* [WHAT YOU NEED TO DO]: Repeat exactly the lines running from the first line of the data to the line containing "import * as", both ends included, and nothing else; drop the pictures.

========

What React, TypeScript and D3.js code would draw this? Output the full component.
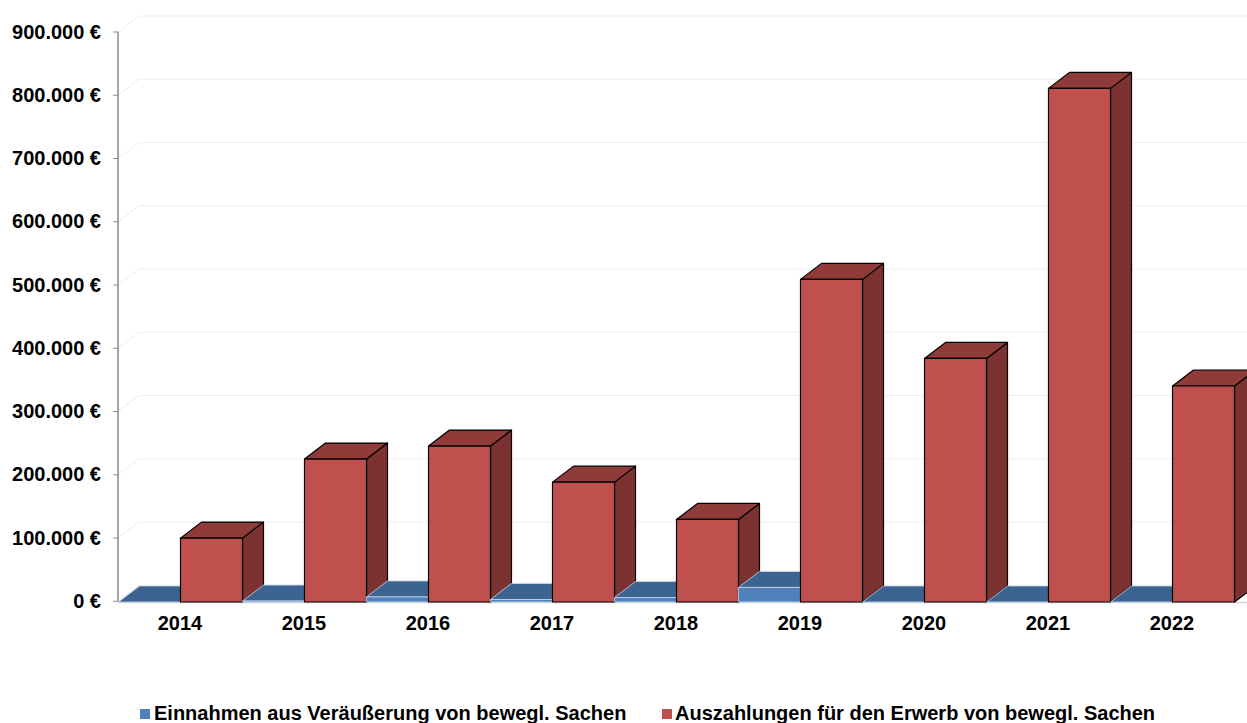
import React from "react";
import * as d3 from "d3";

const years = ["2014", "2015", "2016", "2017", "2018", "2019", "2020", "2021", "2022"];
const einnahmen = [0, 1500, 8000, 4000, 7000, 23000, 0, 0, 0];
const auszahlungen = [101000, 226000, 246500, 189500, 130500, 510000, 385000, 812000, 341500];
const yTicks = [0, 100000, 200000, 300000, 400000, 500000, 600000, 700000, 800000, 900000];
const seriesNames = ["Einnahmen aus Veräußerung von bewegl. Sachen", "Auszahlungen für den Erwerb von bewegl. Sachen"];

const W = 1247, H = 723;
const DX = 21, DY = -16;
const FONT = "'Liberation Sans', Arial, sans-serif";

const x = d3.scaleBand<string>().domain(years).range([118, 1234]).paddingInner(0).paddingOuter(0);
const inner = d3.scaleBand<string>().domain(["a", "b"]).range([0, x.bandwidth()]);
const y = d3.scaleLinear().domain([0, 900000]).range([601.3, 32]);

const C = {
  a: { front: "#4F81BD", top: "#3D6491", side: "#345679", stroke: "#C9D8EC" },
  b: { front: "#C0504D", top: "#8F3B39", side: "#7B3230", stroke: "#000000" },
};

const pts = (p: [number, number][]) => p.map((q) => q.join(",")).join(" ");

function Bar3D({ x0, w, v, c, sw }: { x0: number; w: number; v: number; c: typeof C.a; sw: number }) {
  const yt = y(v), yb = y(0), x1 = x0 + w;
  return (
    <g stroke={c.stroke} strokeWidth={sw} strokeLinejoin="round">
      <polygon points={pts([[x1, yt], [x1 + DX, yt + DY], [x1 + DX, yb + DY], [x1, yb]])} fill={c.side} />
      <polygon points={pts([[x0, yt], [x1, yt], [x1 + DX, yt + DY], [x0 + DX, yt + DY]])} fill={c.top} />
      {v > 0 && <rect x={x0} y={yt} width={w} height={yb - yt} fill={c.front} />}
    </g>
  );
}

export default function App() {
  return (
    <svg width={W} height={H} style={{ position: "absolute", left: 0, top: 0, background: "#fff" }} fontFamily={FONT}>
      {yTicks.map((t) => (
        <polyline
          key={t}
          points={pts([[118, y(t)], [118 + DX, y(t) + DY], [W, y(t) + DY]])}
          fill="none"
          stroke="#EEEEEE"
          strokeWidth={1}
        />
      ))}
      <line x1={118} x2={118} y1={y(900000)} y2={y(0)} stroke="#A6A6A6" strokeWidth={2} />
      <line x1={118} x2={W} y1={y(0) + 1.2} y2={y(0) + 1.2} stroke="#D4D4D4" strokeWidth={1.5} />
      {yTicks.map((t) => (
        <g key={t}>
          <line x1={113} x2={118} y1={y(t)} y2={y(t)} stroke="#8C8C8C" strokeWidth={1} />
          <text x={101} y={y(t) + 6.5} textAnchor="end" fontSize={20} fontWeight={700} fill="#000">
            {`${d3.format(",")(t).replace(/,/g, ".")} €`}
          </text>
        </g>
      ))}
      <g transform="translate(0.5,0.7)">
        {years.map((yr, i) => (
          <g key={yr}>
            <Bar3D x0={x(yr)! + inner("a")!} w={inner.bandwidth()} v={einnahmen[i]} c={C.a} sw={0.8} />
            <Bar3D x0={x(yr)! + inner("b")!} w={inner.bandwidth()} v={auszahlungen[i]} c={C.b} sw={1.2} />
          </g>
        ))}
      </g>
      {years.map((yr) => (
        <text key={yr} x={x(yr)! + x.bandwidth() / 2} y={630} textAnchor="middle" fontSize={20} fontWeight={700} fill="#000">
          {yr}
        </text>
      ))}
      <rect x={140} y={709} width={10} height={10} fill={C.a.front} />
      <text x={154} y={720} fontSize={20} fontWeight={700} fill="#000">{seriesNames[0]}</text>
      <rect x={662} y={709} width={10} height={10} fill={C.b.front} />
      <text x={675} y={720} fontSize={20} fontWeight={700} fill="#000">{seriesNames[1]}</text>
    </svg>
  );
}
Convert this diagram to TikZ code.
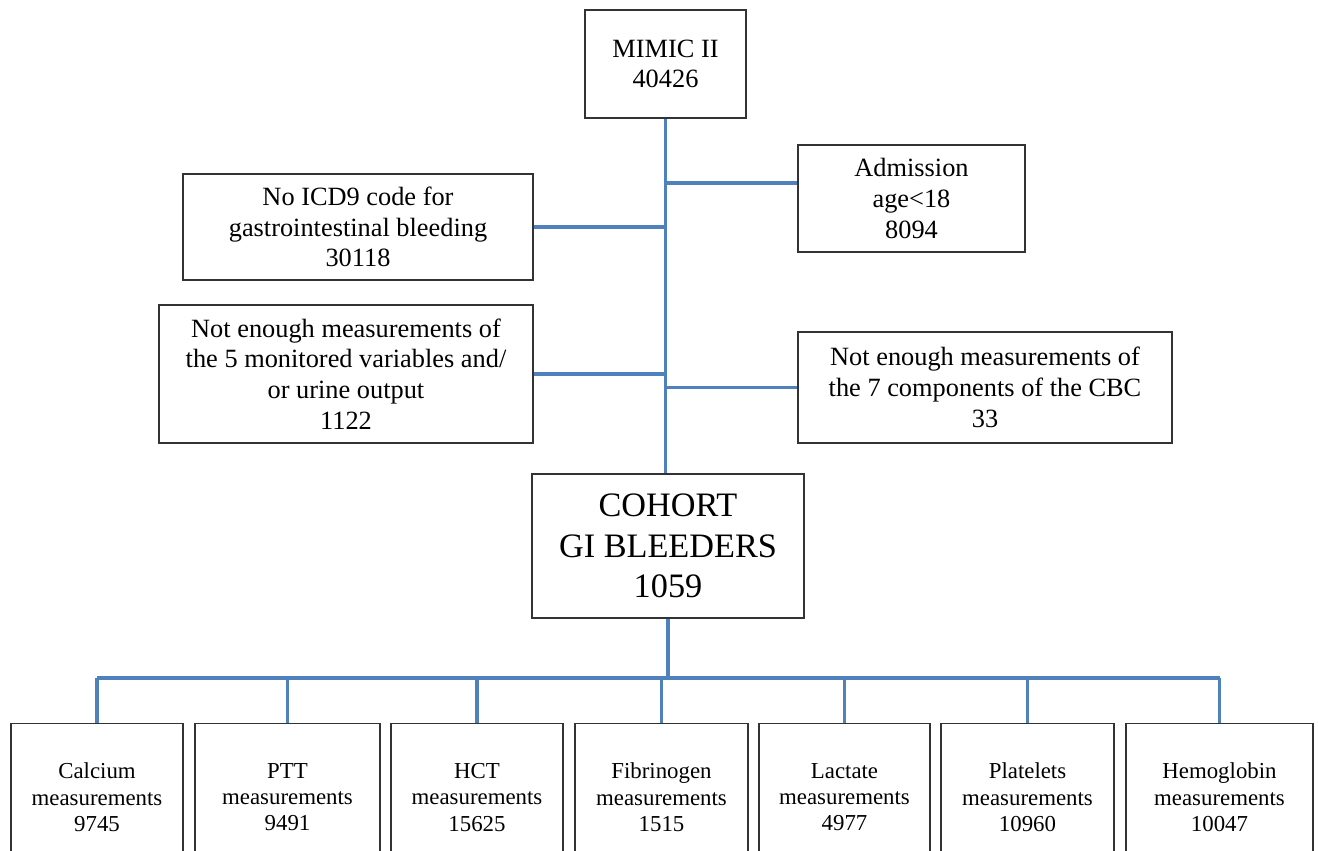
\documentclass[tikz,border=0pt]{standalone}
\usepackage{fontspec}
\setmainfont{Liberation Serif}
\usetikzlibrary{positioning}
\definecolor{linkblue}{RGB}{79,129,189}

\begin{document}
\begin{tikzpicture}[x=0.02cm, y=-0.02cm,
        box/.style={draw=black!80, line width=0.8pt, align=center, inner sep=0pt},
        sidebox/.style={box, font=\fontsize{15}{17.5}\selectfont},
        measbox/.style={box, font=\fontsize{13}{15}\selectfont, minimum height=2.94cm, anchor=north},
        link/.style={linkblue, line width=1.8pt}]

        % Page frame
        \path[use as bounding box, clip] (0,0) rectangle (1318,850);

        % Source and cohort
        \node[box, font=\fontsize{15}{17.5}\selectfont, minimum width=3.22cm, minimum height=2.16cm] (mimic) at (665.5,64) {MIMIC II\\40426};
        \node[box, font=\fontsize{19.5}{22.9}\selectfont, minimum width=5.44cm, minimum height=2.88cm] (cohort) at (668,546) {COHORT\\GI BLEEDERS\\1059};

        % Exclusions
        \node[sidebox, minimum width=4.54cm, minimum height=2.14cm] (admit) at (911.5,198.5) {Admission\\age<18\\8094};
        \node[sidebox, minimum width=7cm, minimum height=2.12cm] (noicd) at (358,227) {No ICD9 code for\\gastrointestinal bleeding\\30118};
        \node[sidebox, minimum width=7.48cm, minimum height=2.76cm] (notfive) at (346,374) {Not enough measurements of\\the 5 monitored variables and/\\or urine output\\1122};
        \node[sidebox, minimum width=7.48cm, minimum height=2.22cm] (notseven) at (985,387.5) {Not enough measurements of\\the 7 components of the CBC\\33};

        % Measurement boxes
        \node[measbox, minimum width=3.44cm] (calc) at (97,723) {Calcium\\measurements\\9745};
        \node[measbox, minimum width=3.70cm] (ptt) at (287.5,723) {PTT\\measurements\\9491};
        \node[measbox, minimum width=3.44cm] (hct) at (477,723) {HCT\\measurements\\15625};
        \node[measbox, minimum width=3.46cm] (fib) at (661.5,723) {Fibrinogen\\measurements\\1515};
        \node[measbox, minimum width=3.42cm] (lact) at (844.5,723) {Lactate\\measurements\\4977};
        \node[measbox, minimum width=3.46cm] (plat) at (1027.5,723) {Platelets\\measurements\\10960};
        \node[measbox, minimum width=3.74cm] (hemo) at (1219.5,723) {Hemoglobin\\measurements\\10047};

        % Trunk and side branches
        \draw[link] (mimic.south) -- (mimic.south |- cohort.north);
        \coordinate (admitin) at ([yshift=0.31cm]admit.west);
        \draw[link] (admitin) -- (admitin -| mimic.south);
        \draw[link] (noicd.east) -- (noicd.east -| mimic.south);
        \draw[link] (notfive.east) -- (notfive.east -| mimic.south);
        \draw[link] (notseven.west) -- (notseven.west -| mimic.south);

        % Bus to the measurement boxes
        \coordinate (bus) at (0,678);
        \draw[link] (cohort.south) -- (cohort.south |- bus);
        \draw[link] (calc.north |- bus) -- (hemo.north |- bus);
        \foreach \m in {calc,ptt,hct,fib,lact,plat,hemo}
            \draw[link] (\m.north |- bus) -- (\m.north);
    \end{tikzpicture}
\end{document}
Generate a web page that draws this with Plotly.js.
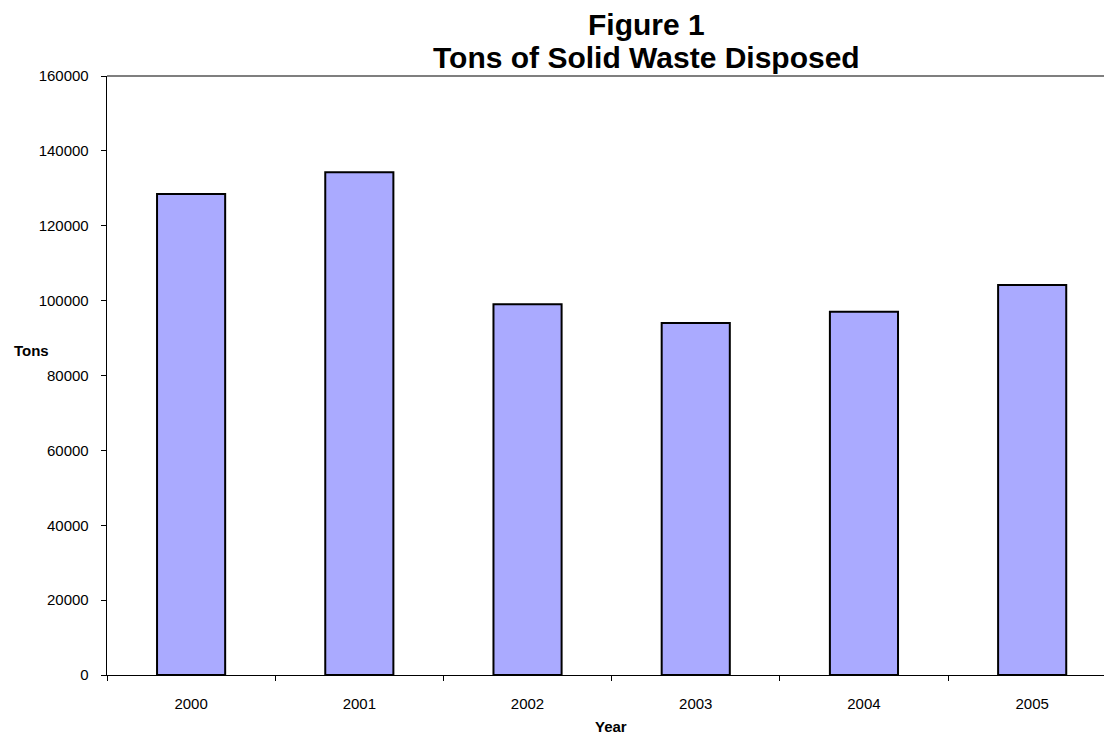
<!DOCTYPE html>
<html>
<head>
<meta charset="utf-8">
<script src="https://cdn.plot.ly/plotly-3.0.1.min.js"></script>
<style>html,body{margin:0;padding:0;background:#fff;overflow:hidden}</style>
</head>
<body>
<div id="chart" style="width:1104px;height:734px"></div>
<script>
var years = ['2000', '2001', '2002', '2003', '2004', '2005'];
var tons = [128500, 134300, 99000, 94000, 97000, 104200];
var yTicks = [0, 20000, 40000, 60000, 80000, 100000, 120000, 140000, 160000];

var font = 'Liberation Sans, Arial, sans-serif';

var trace = {
  type: 'bar',
  x: years,
  y: tons,
  marker: {color: '#AAAAFF', line: {color: '#000000', width: 2}},
  hoverinfo: 'x+y'
};

var layout = {
  width: 1104,
  height: 734,
  margin: {l: 107, r: 0, t: 75.5, b: 58.5},
  paper_bgcolor: '#ffffff',
  plot_bgcolor: '#ffffff',
  showlegend: false,
  bargap: 0.595,
  font: {family: font, color: '#000000', size: 15},
  xaxis: {
    type: 'category',
    range: [-0.5, 5.427],
    showgrid: false,
    zeroline: false,
    showline: true,
    linecolor: '#000000',
    linewidth: 1.3,
    ticks: 'outside',
    tickson: 'boundaries',
    ticklen: 5,
    tickcolor: '#000000',
    tickwidth: 1,
    ticklabelstandoff: 15,
    tickfont: {family: font, size: 15, color: '#000000'}
  },
  yaxis: {
    range: [0, 160000],
    tickvals: yTicks,
    ticktext: yTicks.map(String),
    showgrid: false,
    zeroline: false,
    showline: true,
    linecolor: '#000000',
    linewidth: 1.3,
    ticks: 'outside',
    ticklen: 5,
    tickcolor: '#000000',
    tickwidth: 1,
    ticklabelstandoff: 9,
    tickfont: {family: font, size: 15, color: '#000000'}
  },
  shapes: [{
    type: 'line', xref: 'paper', yref: 'paper',
    x0: 0, x1: 1, y0: 1, y1: 1,
    line: {color: '#555555', width: 1.6}
  }],
  annotations: [
    {text: '<b>Figure 1</b>', xref: 'paper', yref: 'paper', x: 0.541, y: 1.0865,
     xanchor: 'center', yanchor: 'middle', showarrow: false,
     font: {family: font, size: 30, color: '#000000'}},
    {text: '<b>Tons of Solid Waste Disposed</b>', xref: 'paper', yref: 'paper', x: 0.541, y: 1.031,
     xanchor: 'center', yanchor: 'middle', showarrow: false,
     font: {family: font, size: 30, color: '#000000'}},
    {text: '<b>Tons</b>', xref: 'paper', yref: 'paper', x: -0.0955, y: 0.541,
     xanchor: 'left', yanchor: 'middle', showarrow: false,
     font: {family: font, size: 15, color: '#000000'}},
    {text: '<b>Year</b>', xref: 'paper', yref: 'paper', x: 0.506, y: -0.0858,
     xanchor: 'center', yanchor: 'middle', showarrow: false,
     font: {family: font, size: 15, color: '#000000'}}
  ]
};

Plotly.newPlot('chart', [trace], layout, {displayModeBar: false, staticPlot: true});
</script>
</body>
</html>
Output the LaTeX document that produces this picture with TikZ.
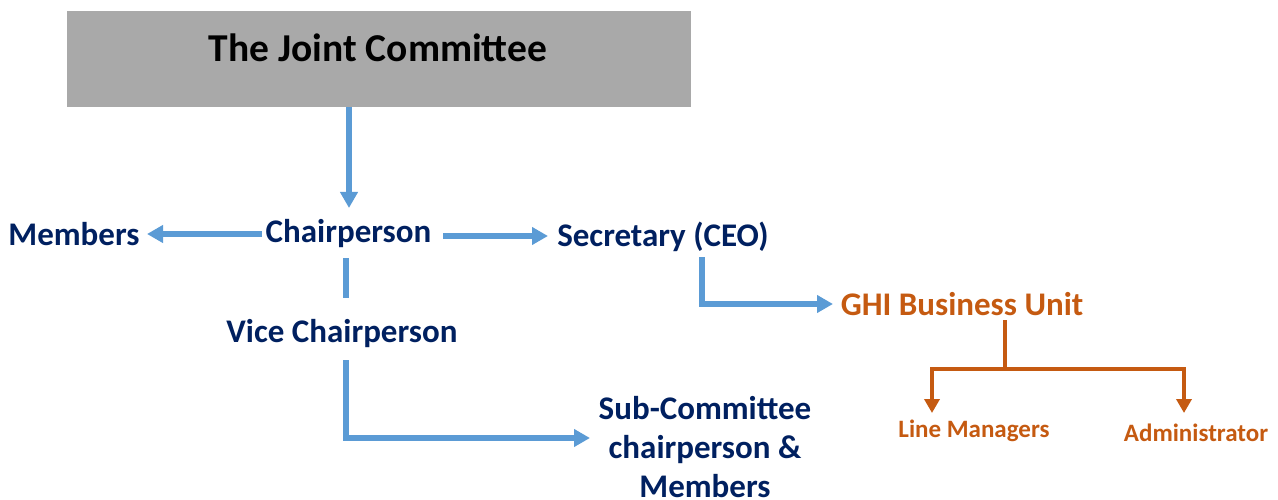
\documentclass[tikz,border=0pt]{standalone}
\usepackage{fontspec}
\setmainfont{Carlito}
\usetikzlibrary{arrows.meta}
\definecolor{navy}{HTML}{002060}
\definecolor{bluearr}{HTML}{5B9BD5}
\definecolor{orng}{HTML}{C55A11}
\definecolor{boxgray}{HTML}{A9A9A9}
\tikzset{
  lbl/.style={text=navy, font=\fontsize{33}{38}\selectfont\bfseries, inner sep=0pt},
  olbl/.style={text=orng, font=\fontsize{33}{38}\selectfont\bfseries, inner sep=0pt},
  slbl/.style={text=orng, font=\fontsize{25}{29}\selectfont\bfseries, inner sep=0pt},
  barr/.style={draw=bluearr, line width=5.5pt, -{Triangle[length=16pt,width=17pt]}},
  bline/.style={draw=bluearr, line width=5.5pt},
  oarr/.style={draw=orng, line width=3.8pt, -{Triangle[length=14pt,width=15pt]}},
  oline/.style={draw=orng, line width=3.8pt},
}
\begin{document}
\begin{tikzpicture}[x=1pt,y=-1pt]
\useasboundingbox (0,0) rectangle (1278,500);
\fill[boxgray] (67,11) rectangle (691,107);
\node[text=black, font=\fontsize{39.5}{44}\selectfont\bfseries, inner sep=0pt] (jc) at (378,48) {The Joint Committee};
\coordinate (jcb) at (349,107);
\node[lbl] (chair) at (348.5,234) {Chairperson};
\node[lbl] (mem) at (74,234) {Members};
\node[lbl] (sec) at (663,237) {Secretary (CEO)};
\node[lbl] (vice) at (342,334) {Vice Chairperson};
\node[lbl, align=center, font=\fontsize{33}{39}\selectfont\bfseries] (sub) at (705,447) {Sub-Committee\\chairperson \&\\Members};
\node[olbl] (ghi) at (962,304) {GHI Business Unit};
\node[slbl] (lm) at (974,431) {Line Managers};
\node[slbl] (adm) at (1196,433) {Administrator};

\draw[barr] (jcb) -- (349,208);
\draw[barr] (262,234) -- (147,234);
\draw[barr] (443,236) -- (548,236);
\draw[bline] (346,258) -- (346,298);
\draw[barr] (346,360) -- (346,438) -- (590,438);
\draw[barr] (702,257) -- (702,304) -- (833,304);
\draw[oline] (1005,320) -- (1005,369);
\draw[oarr] (1005,369) -- (932,369) -- (932,413);
\draw[oarr] (1005,369) -- (1184,369) -- (1184,413);
\end{tikzpicture}
\end{document}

========

* [PROBLEM SOLUTION]:
What React, TypeScript and D3.js code would draw this? Output the full component.
import React from "react";
import * as d3 from "d3";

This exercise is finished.